--- Begin Supplied material ---
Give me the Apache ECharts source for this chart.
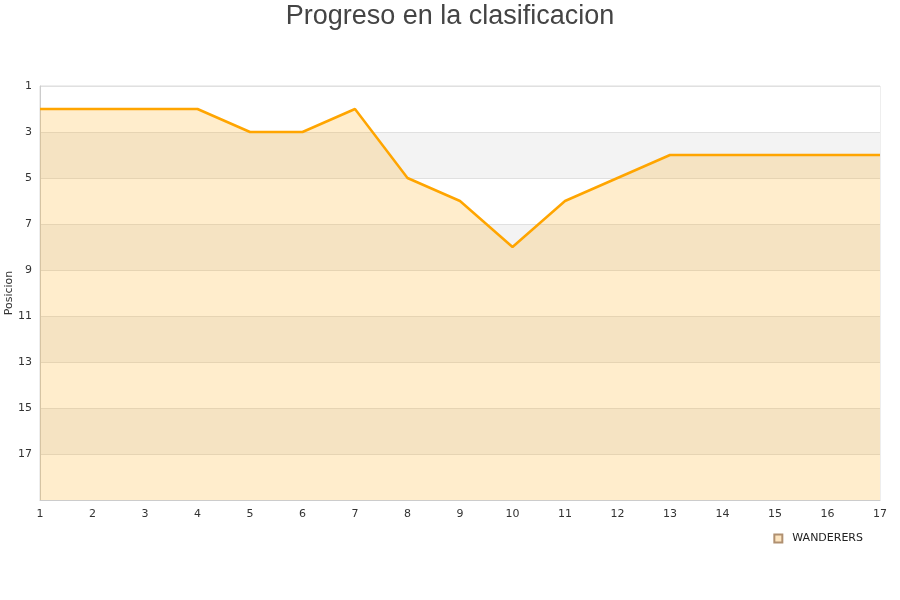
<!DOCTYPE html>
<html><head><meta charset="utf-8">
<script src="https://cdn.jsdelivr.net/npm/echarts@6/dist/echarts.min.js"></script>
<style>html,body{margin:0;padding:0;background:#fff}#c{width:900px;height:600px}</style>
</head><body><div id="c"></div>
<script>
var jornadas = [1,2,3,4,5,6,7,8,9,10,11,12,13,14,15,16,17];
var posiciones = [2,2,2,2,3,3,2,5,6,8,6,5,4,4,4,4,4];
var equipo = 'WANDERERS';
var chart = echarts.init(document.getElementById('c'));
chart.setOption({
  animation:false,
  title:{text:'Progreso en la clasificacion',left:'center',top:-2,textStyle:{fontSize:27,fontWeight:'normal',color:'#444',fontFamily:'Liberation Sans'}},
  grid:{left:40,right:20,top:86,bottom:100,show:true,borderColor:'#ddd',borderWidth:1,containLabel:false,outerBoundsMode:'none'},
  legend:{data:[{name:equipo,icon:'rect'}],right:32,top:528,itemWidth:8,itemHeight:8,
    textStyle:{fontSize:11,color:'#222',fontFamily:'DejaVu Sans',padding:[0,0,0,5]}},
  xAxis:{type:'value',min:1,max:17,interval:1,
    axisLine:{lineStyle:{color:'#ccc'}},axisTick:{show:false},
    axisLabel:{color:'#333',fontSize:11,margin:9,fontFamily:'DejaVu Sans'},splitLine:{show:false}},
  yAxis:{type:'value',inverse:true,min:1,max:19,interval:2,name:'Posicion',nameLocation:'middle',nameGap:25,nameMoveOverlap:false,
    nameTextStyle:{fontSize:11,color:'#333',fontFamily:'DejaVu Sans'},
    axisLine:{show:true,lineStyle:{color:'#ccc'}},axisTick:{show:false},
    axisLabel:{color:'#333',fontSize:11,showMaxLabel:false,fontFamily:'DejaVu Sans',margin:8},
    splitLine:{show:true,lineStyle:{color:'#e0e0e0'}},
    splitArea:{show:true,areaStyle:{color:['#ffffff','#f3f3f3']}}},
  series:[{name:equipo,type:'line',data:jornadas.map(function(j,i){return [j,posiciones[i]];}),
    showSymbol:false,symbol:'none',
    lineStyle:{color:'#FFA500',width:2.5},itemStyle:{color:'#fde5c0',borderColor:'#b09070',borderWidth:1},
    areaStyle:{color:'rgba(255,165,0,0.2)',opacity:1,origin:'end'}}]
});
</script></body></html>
--- End Supplied material ---
• Set exercise: Each line of the data is to be duplicated exactly; pictures stay out of the copy.

• In response:
Give me the Apache ECharts source for this chart.
<!DOCTYPE html>
<html><head><meta charset="utf-8">
<script src="https://cdn.jsdelivr.net/npm/echarts@6/dist/echarts.min.js"></script>
<style>html,body{margin:0;padding:0;background:#fff}#c{width:900px;height:600px}</style>
</head><body><div id="c"></div>
<script>
var jornadas = [1,2,3,4,5,6,7,8,9,10,11,12,13,14,15,16,17];
var posiciones = [2,2,2,2,3,3,2,5,6,8,6,5,4,4,4,4,4];
var equipo = 'WANDERERS';
var chart = echarts.init(document.getElementById('c'));
chart.setOption({
  animation:false,
  title:{text:'Progreso en la clasificacion',left:'center',top:-2,textStyle:{fontSize:27,fontWeight:'normal',color:'#444',fontFamily:'Liberation Sans'}},
  grid:{left:40,right:20,top:86,bottom:100,show:true,borderColor:'#ddd',borderWidth:1,containLabel:false,outerBoundsMode:'none'},
  legend:{data:[{name:equipo,icon:'rect'}],right:32,top:528,itemWidth:8,itemHeight:8,
    textStyle:{fontSize:11,color:'#222',fontFamily:'DejaVu Sans',padding:[0,0,0,5]}},
  xAxis:{type:'value',min:1,max:17,interval:1,
    axisLine:{lineStyle:{color:'#ccc'}},axisTick:{show:false},
    axisLabel:{color:'#333',fontSize:11,margin:9,fontFamily:'DejaVu Sans'},splitLine:{show:false}},
  yAxis:{type:'value',inverse:true,min:1,max:19,interval:2,name:'Posicion',nameLocation:'middle',nameGap:25,nameMoveOverlap:false,
    nameTextStyle:{fontSize:11,color:'#333',fontFamily:'DejaVu Sans'},
    axisLine:{show:true,lineStyle:{color:'#ccc'}},axisTick:{show:false},
    axisLabel:{color:'#333',fontSize:11,showMaxLabel:false,fontFamily:'DejaVu Sans',margin:8},
    splitLine:{show:true,lineStyle:{color:'#e0e0e0'}},
    splitArea:{show:true,areaStyle:{color:['#ffffff','#f3f3f3']}}},
  series:[{name:equipo,type:'line',data:jornadas.map(function(j,i){return [j,posiciones[i]];}),
    showSymbol:false,symbol:'none',
    lineStyle:{color:'#FFA500',width:2.5},itemStyle:{color:'#fde5c0',borderColor:'#b09070',borderWidth:1},
    areaStyle:{color:'rgba(255,165,0,0.2)',opacity:1,origin:'end'}}]
});
</script></body></html>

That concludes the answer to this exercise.